Bitcoin — A Safe Haven Asset ?

When the stock market drops, investors usually exit stocks and invest in safer assets such as US treasury bonds, gold and utilities. This is termed a “flight to quality” event. Assets which go up in value during periods of market volatility are called safe-haven assets. The recent Greek debt crisis has led many to claim that Bitcoin has evolved from a mere cryptocurrency to a reliable and respectable safe haven asset. WSJ hypothesized that Bitcoin could be used to prevent a future Greece. Fortune has also noted how Bitcoin can be used to circumvent currency controls and send money into Greece. NASDAQ has highlighted the recent strength of Bitcoin compared to Gold, an asset whose dependability can be traced back across centuries.

On June 23rd, the S&P 500 index closed at 2124, by July 8th it had closed at 2047, a decline of (-3.62%) due to Grexit concerns. During the same time period, Bitcoin rose from $247 to $270, for a gain of +9.31%. Bitcoin’s resilience and uncorrelated return is not a fortunate outcome of the Greek crisis; it is a feature which can be demonstrated by looking at previous market selloffs.

Since Bitcoin entered mainstream acceptance in 2013, the market has undergone three sizable drawdowns greater than (-4%).

1) The summer 2013 “Taper Tantrum” was catalyzed by Fed Chairman Ben Bernanke’s view that bond market valuations were frothy. He also indicated that the Fed was looking to slowly reduce its purchases of financial instruments through a program called Quantitative Easing. Due to his comments, the global stock markets and bond markets fell considerably. The S&P fell from 1652 to 1573, a decline of (-4.78%). During the same time period, Bitcoin remained mostly unchanged, barely rising from $101.85 to $102.09. Bitcoin did not follow the S&P 500 down or up and showed that it’s not affected by changes in interest rates or inflation expectations.

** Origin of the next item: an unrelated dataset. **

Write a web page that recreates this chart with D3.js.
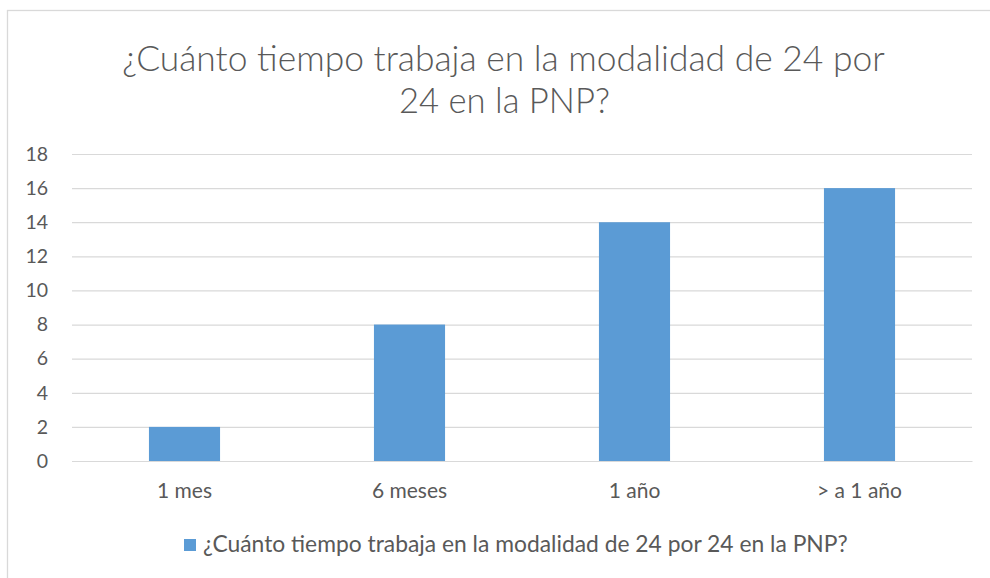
<!DOCTYPE html>
<html>
<head>
<meta charset="utf-8">
<script src="https://cdn.jsdelivr.net/npm/d3@7"></script>
<style>
  html, body { margin: 0; padding: 0; background: #fff; }
  svg { display: block; }
  text { font-family: Lato, "Open Sans", sans-serif; fill: #595959; }
</style>
</head>
<body>
<svg id="chart" width="990" height="578"></svg>
<script>
// data
const categories = ['1 mes', '6 meses', '1 año', '> a 1 año'];
const values = [2, 8, 14, 16];
const yTicks = [0, 2, 4, 6, 8, 10, 12, 14, 16, 18];
const titleLines = ['¿Cuánto tiempo trabaja en la modalidad de 24 por', '24 en la PNP?'];
const seriesName = '¿Cuánto tiempo trabaja en la modalidad de 24 por 24 en la PNP?';

const width = 990,
  height = 578,
  barColor = '#5b9bd5',
  gridColor = '#d9d9d9',
  plot = { left: 72, right: 972, top: 154, bottom: 461 };

const svg = d3.select('#chart');

// chart frame (runs off the right / bottom edge like the source)
svg.append('rect')
  .attr('x', 7.5)
  .attr('y', 10.5)
  .attr('width', 1000)
  .attr('height', 600)
  .attr('fill', '#fff')
  .attr('stroke', gridColor)
  .attr('stroke-width', 1.3);

const x = d3.scaleBand()
  .domain(categories)
  .range([plot.left, plot.right])
  .paddingInner(0.684)
  .paddingOuter(0.342);

const y = d3.scaleLinear()
  .domain([0, 18])
  .range([plot.bottom, plot.top]);

// shrink/grow a text node so it spans a given width
const fitWidth = (sel, target) => {
  sel.each(function() {
    const w = this.getComputedTextLength();
    const fs = parseFloat(d3.select(this).style('font-size'));
    d3.select(this).style('font-size', (fs * target / w) + 'px');
  });
};

// title
const title = svg.append('g').attr('class', 'title');
title.append('text')
  .attr('x', 503.5)
  .attr('y', 71)
  .attr('text-anchor', 'middle')
  .style('font-size', '30px')
  .style('font-weight', 300)
  .text(titleLines[0])
  .call(fitWidth, 763);
title.append('text')
  .attr('x', 504.5)
  .attr('y', 113)
  .attr('text-anchor', 'middle')
  .style('font-size', '30px')
  .style('font-weight', 300)
  .text(titleLines[1])
  .call(fitWidth, 211);

// y axis: gridlines + labels
const yAxis = svg.append('g')
  .attr('transform', `translate(${plot.left},0)`)
  .call(
    d3.axisLeft(y)
      .tickValues(yTicks)
      .tickSize(-(plot.right - plot.left))
      .tickPadding(24)
  );
yAxis.select('.domain').remove();
yAxis.selectAll('.tick line')
  .attr('stroke', gridColor)
  .attr('stroke-width', 1.2);
yAxis.selectAll('.tick text')
  .style('font-size', '19.5px')
  .style('font-family', 'Lato, "Open Sans", sans-serif')
  .attr('fill', '#595959');

// bars
svg.append('g')
  .selectAll('rect')
  .data(values)
  .join('rect')
  .attr('x', (d, i) => x(categories[i]))
  .attr('y', d => y(d))
  .attr('width', x.bandwidth())
  .attr('height', d => y(0) - y(d))
  .attr('fill', barColor);

// x axis
const xAxis = svg.append('g')
  .attr('transform', `translate(0,${plot.bottom})`)
  .call(d3.axisBottom(x).tickSize(0).tickPadding(22));
xAxis.select('.domain')
  .attr('stroke', gridColor)
  .attr('stroke-width', 1.2);
xAxis.selectAll('.tick text')
  .style('font-size', '21px')
  .style('font-family', 'Lato, "Open Sans", sans-serif')
  .attr('fill', '#595959');

// legend
const legend = svg.append('g').attr('class', 'legend');
legend.append('text')
  .attr('x', 203)
  .attr('y', 552)
  .style('font-size', '18px')
  .text(seriesName)
  .call(fitWidth, 645);
legend.append('rect')
  .attr('x', 184)
  .attr('y', 539)
  .attr('width', 12)
  .attr('height', 12)
  .attr('fill', barColor);
</script>
</body>
</html>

2) The market saw another large sell-off early in 2014, dropping from 1845 on Jan 22nd to 1742 on Feb 3rd, for a decline of (-5.82%). The selloff was a catalyzed by China’s decision to allow a high-yield investment product to default. The markets panicked because it feared a wave of defaults, affecting equity and debt assets globally. Eventually the selloff abated when China stepped in to prevent the default. Bitcoin was completely unaffected by the threat of a credit crisis in the financial markets. As you can see from the chart, Bitcoin traded within a very narrow range during the time period. Due to a (-3.42%) decline, the price of Bitcoin fell from $877 to $847, outperforming the S&P 500 and other global indices.

3) The most recent sell-off occurred in October 2014 with a sudden decline in oil prices and the threat of Ebola spreading to the US. The market started declining around mid-August but then accelerated its losses from October 6th-October 16th, dropping (-5.35%). During the same time period, Bitcoin prices actually rose from $311 to $392, a gain of +26%. The price of Bitcoin is not affected by consumption or travel and is disconnected from the rest of the financial market which is very sensitive to any economic data.

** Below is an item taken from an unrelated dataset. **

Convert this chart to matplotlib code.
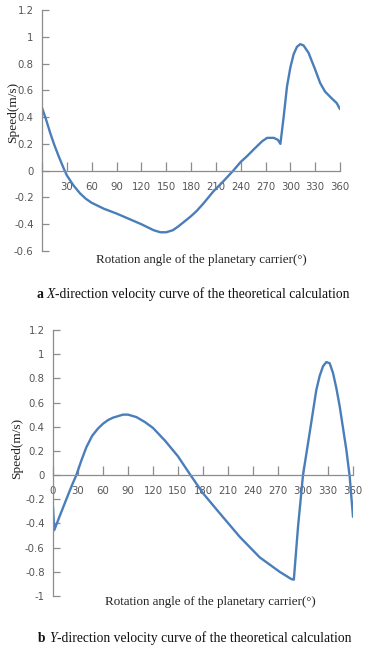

Due to Bitcoin’s lack of correlation with other financial investments, Hedgeable recommends a small portfolio allocation to the cryptocurrency for clients. Even minor adoption of Bitcoin for payments or cross border transactions will greatly increase its value due to limited supply. Transaction volumes for Bitcoin skyrockets every time capital controls are erected in any country. When the next Greece or Argentina hits, people may stop speculating in Bitcoin and actually use it as a viable currency for the exchange of goods and services.

Disclaimer: This is not a solicitation to buy or sell securities or an offer of personal financial advice. Past performance is not indicative of future performance. It is suggested you seek out the help of a financial professional before making any investing or personal financial management decision.